Я не сразу нашелся, что сказать. И лишь, собравшись с мыслями, поинтересовался:
— Что же побудило его совершить преступление?
— Вот я и хотел в этом разобраться с вашей помощью. Припомните, как он относился к партии и товарищу Сталину, к Советской власти, наконец.
— Клялся, что голову сложит за них на фронте. И перед строем солдат так говорил, и на комсомольском активе батальона.
Но может быть, мы с вами не были достаточно бдительными?

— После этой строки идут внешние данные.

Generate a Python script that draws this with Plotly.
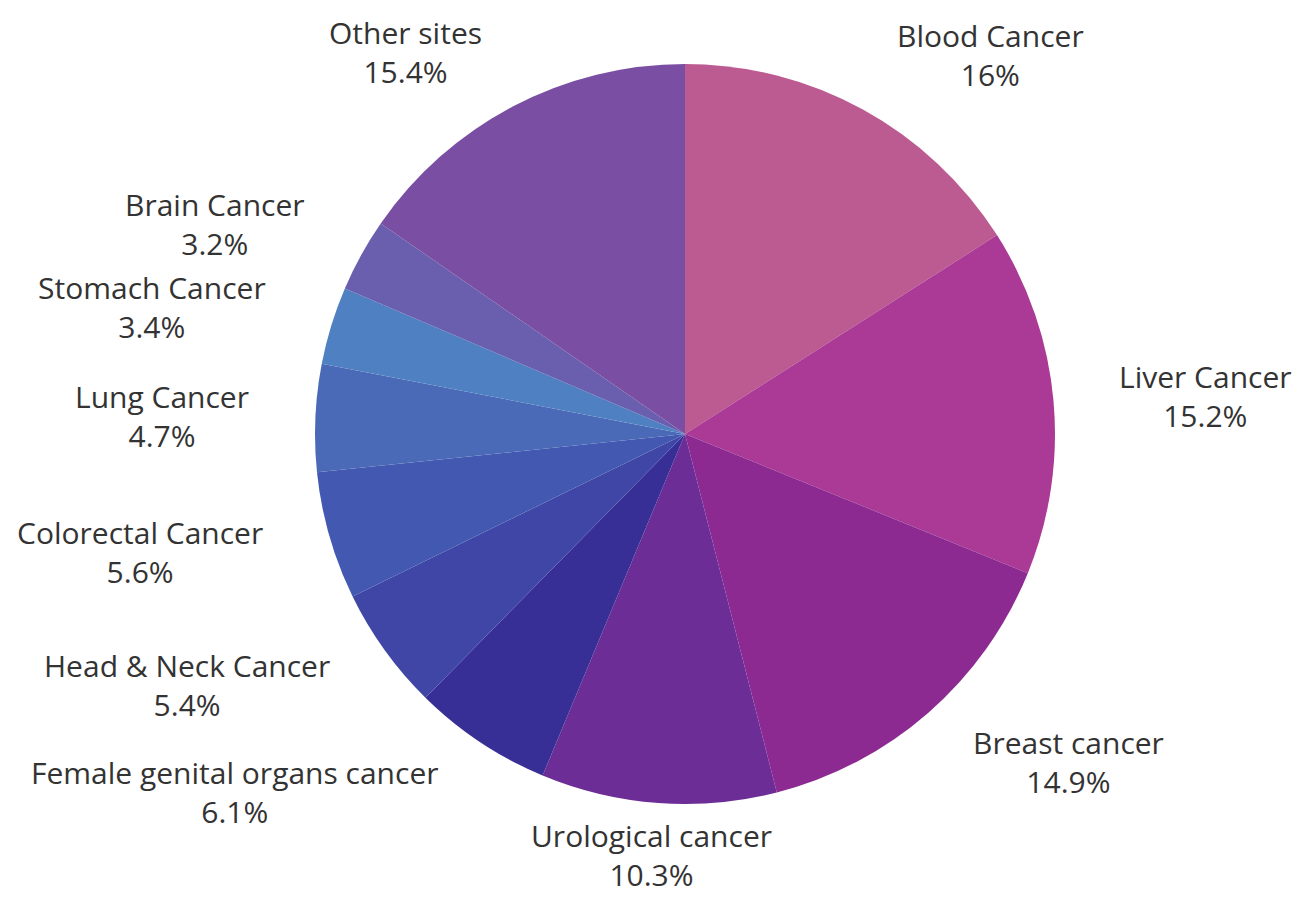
import plotly.graph_objects as go

# Data
categories = ["Blood Cancer", "Liver Cancer", "Breast cancer", "Urological cancer",
              "Female genital organs cancer", "Head & Neck Cancer", "Colorectal Cancer",
              "Lung Cancer", "Stomach Cancer", "Brain Cancer", "Other sites"]
values = [16, 15.2, 14.9, 10.3, 6.1, 5.4, 5.6, 4.7, 3.4, 3.2, 15.4]
value_labels = ["16%", "15.2%", "14.9%", "10.3%", "6.1%", "5.4%", "5.6%", "4.7%", "3.4%", "3.2%", "15.4%"]

# Styles
colors = ["#BC5A92", "#AA3A95", "#8C2A92", "#6C2E96", "#372E96", "#3F46A6",
          "#4358B0", "#4A6AB8", "#4F80C2", "#6A5EAE", "#7A4EA2"]

OFF = 8  # page body margin
W, H = 1309 - OFF, 897 - OFF
L, T = 315 - OFF, 64 - OFF
PW = PH = 740
R = W - L - PW
B = H - T - PH
# label block centres in page pixels (layout)
label_px = [(990, 55), (1205, 396), (1068, 762), (651, 855), (235, 792), (187, 685),
            (140, 552), (162, 416), (152, 307), (215, 224), (405, 52)]

fig = go.Figure(go.Pie(
    labels=categories, values=values, sort=False, direction="clockwise", rotation=0,
    marker=dict(colors=colors, line=dict(width=0)),
    textinfo="none", hoverinfo="label+value", showlegend=False,
))

for cat, lab, (px, py) in zip(categories, value_labels, label_px):
    fx, fy = px - OFF, py - OFF
    fig.add_annotation(
        x=(fx - L) / PW, y=(H - B - fy) / PH, xref="paper", yref="paper",
        text=f"{cat}<br>{lab}", showarrow=False, xanchor="center", yanchor="middle",
        font=dict(family="Open Sans", size=30, color="#333333"),
    )

fig.update_layout(
    width=W, height=H, margin=dict(l=L, r=R, t=T, b=B),
    paper_bgcolor="white", plot_bgcolor="white",
)
fig.write_html("out.html")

— Как говорится, чужая душа — потемки.
— Душа, дух, духовность — область суеверия, политрук. А вот грубость, чрезмерное тщеславие, болезненное самолюбие, человеконенавистничество… Не это ли взывало к бдительности? От такого типа всего можно было ждать!
Я старался влиять на него лично. Однако неравными были силы: у него два кубаря на погонах. Я же с тремя треугольниками находился у него в подчинении.
— Как расстались с ним там, во фронтовой зоне? Он не высказывал намерения бежать?
Да нет. Даже намека на это не было. Кракович был полон веры в то, что звание старшего лейтенанта все же получит. И ждал этого со дня на день.
— Отсюда у него могло быть недовольство начальством, затягивавшим решение. О родителях, о том, как воспитывался в семье не рассказывал?
— Мы с ним не были в близких отношениях…
— Все закладывается в детстве, в отрочестве, в юности. Хорошо, можете быть свободны.
Тяжелый осадок на сердце, Валюша, остался у меня от этого разговора. У майора же в отношении моей персоны, по-видимому, были какие-то планы, кроме расспроса о Краковиче. Но, возможно, я ошибаюсь… А вообще-то, особист прав: от Краковича всего можно было ждать. И как я не разглядел его до конца?.. А сейчас чувствую и свою моральную вину за то, что он повернул оружие против своих. Но поверил ли мне майор? А вдруг предъявит обвинение в недоносительстве или даже в соучастии? Но я действительно ничего не знал о его намерении изменить Родине.
Я все чаще задумываюсь, Валюша: товарищ Сталин учит, что в неудачах наших виноват фактор внезапности нападения на страну гитлеровских захватчиков. А может быть, виной тому и наша национальная черта, как случилось в той же русско-японской войне, — беспечность, шапкозакидательство, переоценка себя и недооценка сил противника?
В самом деле: можно ли застать врасплох государство при современных средствах обнаружения? Если постоянно держать порох сухим? Должна же быть у него агентурная разведка. Александр Македонский еще в античные времена использовал это надежное оружие. А мы… Даже обидно становится за наше ротозейство.
Ну да ладно об этом.
Чем дальше, тем больше скучаю по тебе, милая. Это самое важное, и оно о многом говорит. А ты скучаешь?..
Комиссара моего батальона положили в госпиталь с язвой желудка и, видно, надолго. Меня же приказом по полку назначили исполняющим обязанности комиссара батальона. Теперь чаще приходится бывать в штабе полка. По вызову начальства. На совещаниях. На штабных учениях и разбирательствах ЧП. Поднялся всего-то на ступеньку по лестнице военной иерархии, да и то временно, а окунулся в мир людей, совсем по-другому живущих.